The title track strings together three separate melodies which, taken in isolation, wouldn’t sound like they’d fit together. But Price unifies them into a taut line that intensifies throughout the song. On “Algebra In The Sky,” by far Stop Talking’s hardest rocking song, Price’s multitracked Matthew Sweet-style backing vocals weave themselves into an intricate, shifting kaleidoscope of chords.
Price provides all of the (many, many) vocals on the album, shifting timbre and characterization across and within songs. He croons, whispers, wails, and purrs, often in the space of a single line. In less than three minutes of “Hi Lo,” he unleashes an inner Marvin Gaye, opening with a tender falsetto, which transforms into a breathy sigh, which in turn gives way to the anguished pleas of the closing countermelody. Towards the album’s end, he channels the best aspects of the Brill Building and Tin Pan Alley giving “One of Them” and “Just In Time” a whimsy that belies lyrics like “You’re just like one of them/when I thought you were special” and “We showed up just in time/for the end of the world.”

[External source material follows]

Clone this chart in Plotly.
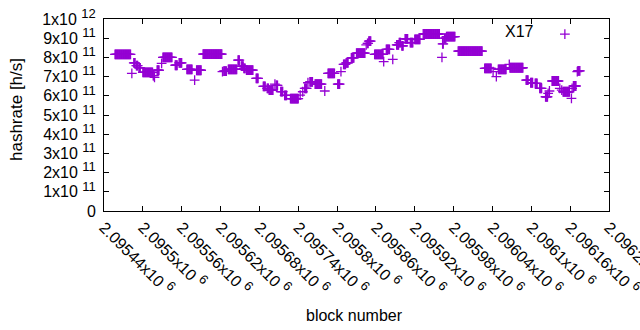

In the hands of a lesser producer, any of these tricks could come off as cloying or overbaked. But Price crafts each song with restraint and wisdom. “Father of the Man,” in which a man puts his aging and increasingly frail patriarch in a rest home, sits atop a fragile guitar-piano-cello arrangement that both suggests the old man’s brittleness and his son’s qualms. To emphasize narrator’s shallowness in “Pulling Teeth,” Price drolly sets a lovely, languid melody against an arrangement that lapses in and out of dissonance. Frequently, Price tips his hat to the giants of early and mid-70s rock that shaped him: Nilsson, Fleetwood Mac, Queen, McCartney (check out the “Band On The Run” guitar that decorates “Man Down”).
Thus far, Price garnered attention as co-producer and producer of comeback records for psych-folk wonder Linda Perhacs and power pop legend Emitt Rhodes, each of whom had lain dormant for more than 40 years. With Stop Talking, he pushes further, reinvigorating the entire singer-songwriter idiom for the 21st century.